Guinness is still on tramadol-but I've reduced his dose to the lower level now. Only 1 tab every 12hrs instead of 2 tabs every 6 hrs. I'm almost out of them, which is probably okay since I really don't think he needs them for pain anymore, but they do help with keeping him sleepy!
For the most part, I'm able to keep him quiet. He doesn't have access to the outdoors when I'm not home, and I have the coach cushions propped up so he can't get on the couch. Kenzie is locked in her crate. It's just that he'd really like to go back to walks/jumping on the couch/jumping on the bed again!


----------



## Penny and Barneys Mum

I know what you mean about walks, jumping on the couch and bed lol. That's the problem we have with our Barn. He's just been asleep for the last three hours which is great. Sounds likt Guinness is doing just fine


----------



## Jennifer1

Guinness went back for a recheck today. He's doing great! His hematocrit is up to 35% so that's great! Still not actually normal for our altitude, I guess they prefer him to be up in the 40% range, but he's heading in the right direction and it just takes time to regenerate all the red cells.
He still has about 5 days left of being on restrictions but now that his numbers are better I can start taking him on short walks-he'll love that!


----------



## Penny and Barneys Mum

That's brilliant news, I'm sure he will love walking again even short walks. Unless he's called Barney and sits down and refuses to turn home because the walk was too short lol.


----------



## HollyH

*This was the only positive Splenectomy site I found.*

My Pomeranian just went in for a splenectomy today after her spleen ruptured Thursday, and it made me so upset that I've been puking and shaking all day.

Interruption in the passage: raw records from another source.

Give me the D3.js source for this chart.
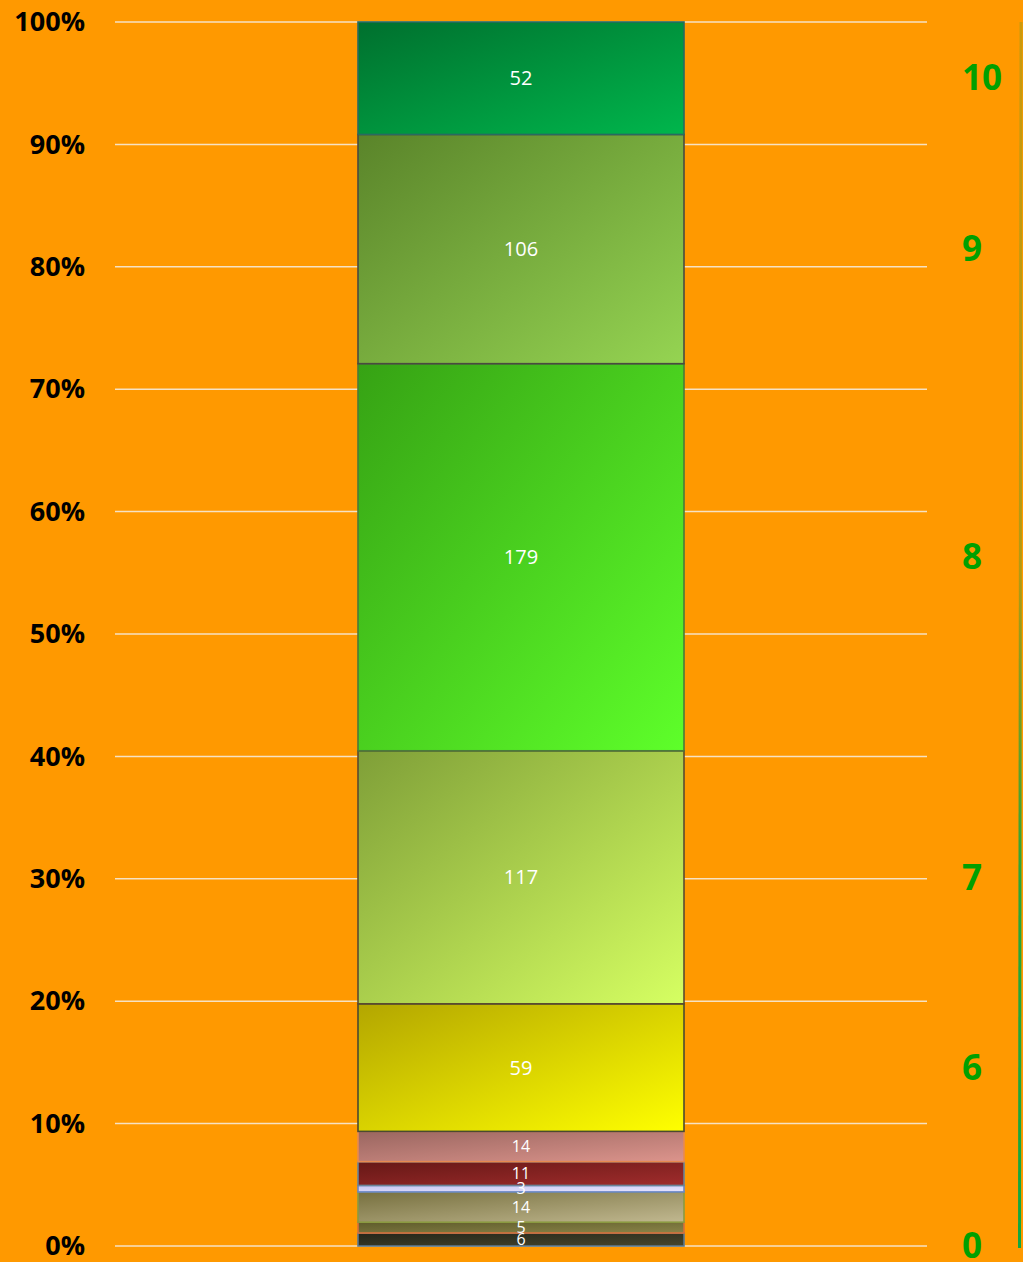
<!DOCTYPE html>
<html>
<head>
<meta charset="utf-8">
<style>
  html, body { margin: 0; padding: 0; background: #ff9900; }
  svg { display: block; }
</style>
</head>
<body>
<div id="chart"></div>
<script src="https://d3js.org/d3.v7.min.js"></script>
<script>
// scores from bottom (0) to top (10) and how many answers each got
var scores = ["0", "1", "2", "3", "4", "5", "6", "7", "8", "9", "10"];
var counts = [6, 5, 14, 3, 11, 14, 59, 117, 179, 106, 52];
// only some scores are named on the right side
var rightLabels = ["0", "", "", "", "", "", "6", "7", "8", "9", "10"];
var pctTicks = [0, 0.1, 0.2, 0.3, 0.4, 0.5, 0.6, 0.7, 0.8, 0.9, 1];

// segment colours: gradient start (top-left) / end (bottom-right) / border
var colDark = ["#25261a", "#5f5c2c", "#77703f", "#c9c6f0", "#661816", "#9a6660", "#b3a600", "#7f9f38", "#36a214", "#5a842a", "#00702e"];
var colLight = ["#46452c", "#8a8448", "#c1b890", "#e6e4ff", "#a02c2c", "#dc948c", "#ffff00", "#d6ff62", "#5eff2a", "#95d452", "#00b64c"];
var colStroke = ["#5a7890", "#d8703a", "#8a9a40", "#6a86c8", "#6a8498", "#e88a50", "#4a4a30", "#5a4a30", "#4a7a3a", "#4a4a40", "#2a6a60"];

var W = 1023, H = 1262;
var barLeft = 358, barRight = 684;

var svg = d3.select("#chart").append("svg")
  .attr("width", W)
  .attr("height", H);

svg.append("rect")
  .attr("width", W)
  .attr("height", H)
  .attr("fill", "#ff9900");

var total = d3.sum(counts);
var y = d3.scaleLinear().domain([0, 1]).range([1246, 22]);

// stacked data
var acc = 0;
var data = counts.map(function(c, i) {
  var d = { score: scores[i], count: c, y0: acc / total, y1: (acc + c) / total, label: rightLabels[i], i: i };
  acc += c;
  return d;
});

// gradients
var defs = svg.append("defs");
data.forEach(function(d) {
  var g = defs.append("linearGradient")
    .attr("id", "grad" + d.i)
    .attr("x1", 0).attr("y1", 0)
    .attr("x2", 1).attr("y2", 1);
  g.append("stop").attr("offset", "0%").attr("stop-color", colDark[d.i]);
  g.append("stop").attr("offset", "100%").attr("stop-color", colLight[d.i]);
});

var lineGrad = defs.append("linearGradient")
  .attr("id", "edgeLine")
  .attr("x1", 0).attr("y1", 0)
  .attr("x2", 0).attr("y2", 1);
lineGrad.append("stop").attr("offset", "0%").attr("stop-color", "#00a040").attr("stop-opacity", 0.2);
lineGrad.append("stop").attr("offset", "45%").attr("stop-color", "#00a040").attr("stop-opacity", 0.3);
lineGrad.append("stop").attr("offset", "70%").attr("stop-color", "#10a840").attr("stop-opacity", 0.9);
lineGrad.append("stop").attr("offset", "100%").attr("stop-color", "#10a840").attr("stop-opacity", 1);

defs.append("clipPath").attr("id", "rightClip")
  .append("rect").attr("x", 930).attr("y", 0).attr("width", 78).attr("height", H);

// gridlines
svg.append("g")
  .selectAll("line")
  .data(pctTicks)
  .enter().append("line")
  .attr("x1", 115)
  .attr("x2", 927)
  .attr("y1", function(d) { return y(d); })
  .attr("y2", function(d) { return y(d); })
  .attr("stroke", "#f6e2c4")
  .attr("stroke-width", 1.5);

// left axis labels
var yAxis = d3.axisLeft(y)
  .tickValues(pctTicks)
  .tickFormat(d3.format(".0%"))
  .tickSize(0)
  .tickPadding(0);

var ax = svg.append("g")
  .attr("transform", "translate(85,0)")
  .call(yAxis);
ax.select(".domain").remove();
ax.selectAll("text")
  .attr("fill", "#000")
  .style("font-family", "'Open Sans', 'Liberation Sans', sans-serif")
  .style("font-weight", "bold")
  .style("font-size", "27px");

// bar segments
var segs = svg.append("g");
segs.selectAll("rect")
  .data(data)
  .enter().append("rect")
  .attr("x", barLeft)
  .attr("width", barRight - barLeft)
  .attr("y", function(d) { return y(d.y1); })
  .attr("height", function(d) { return y(d.y0) - y(d.y1); })
  .attr("fill", function(d) { return "url(#grad" + d.i + ")"; })
  .attr("stroke", function(d) { return colStroke[d.i]; })
  .attr("stroke-width", 1.6);

// value labels in the bar
segs.selectAll("text")
  .data(data)
  .enter().append("text")
  .attr("x", (barLeft + barRight) / 2)
  .attr("y", function(d) { return (y(d.y0) + y(d.y1)) / 2; })
  .attr("dy", "0.35em")
  .attr("text-anchor", "middle")
  .attr("fill", "#fff")
  .style("font-family", "'Open Sans', 'Noto Sans', sans-serif")
  .style("font-size", function(d) { return d.count > 20 ? "20px" : "16px"; })
  .text(function(d) { return d.count; });

// score labels on the right
svg.append("g")
  .attr("clip-path", "url(#rightClip)")
  .selectAll("text")
  .data(data.filter(function(d) { return d.label !== ""; }))
  .enter().append("text")
  .attr("x", 962)
  .attr("y", function(d) { return d.y0 === 0 ? y(0) : (y(d.y0) + y(d.y1)) / 2; })
  .attr("dy", "0.35em")
  .attr("fill", "#00a000")
  .style("font-family", "'Open Sans', 'Noto Sans', sans-serif")
  .style("font-weight", "bold")
  .style("font-size", "35px")
  .text(function(d) { return d.label; });

// thin green line at the right edge
svg.append("line")
  .attr("x1", 1021).attr("y1", 22)
  .attr("x2", 1019.5).attr("y2", 1248)
  .attr("stroke", "url(#edgeLine)")
  .attr("stroke-width", 3);
</script>
</body>
</html>
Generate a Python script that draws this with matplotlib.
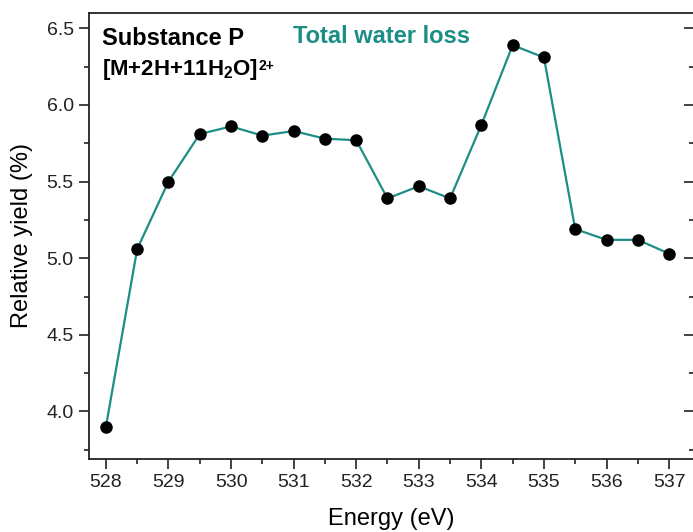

She's my service dog so she means so much to me as a member of my family. We are hoping so much it is benign and she lives a long healthy life since she's only 6. All of these goldens on here seem to live long healthy lives I hope she does too.


----------



## rooroch

My Mother had her spleen taken out during the war when she was 14 due to a tumor. She is now 92!! I don't know if it is the same for dogs as for humans. Good luck.


----------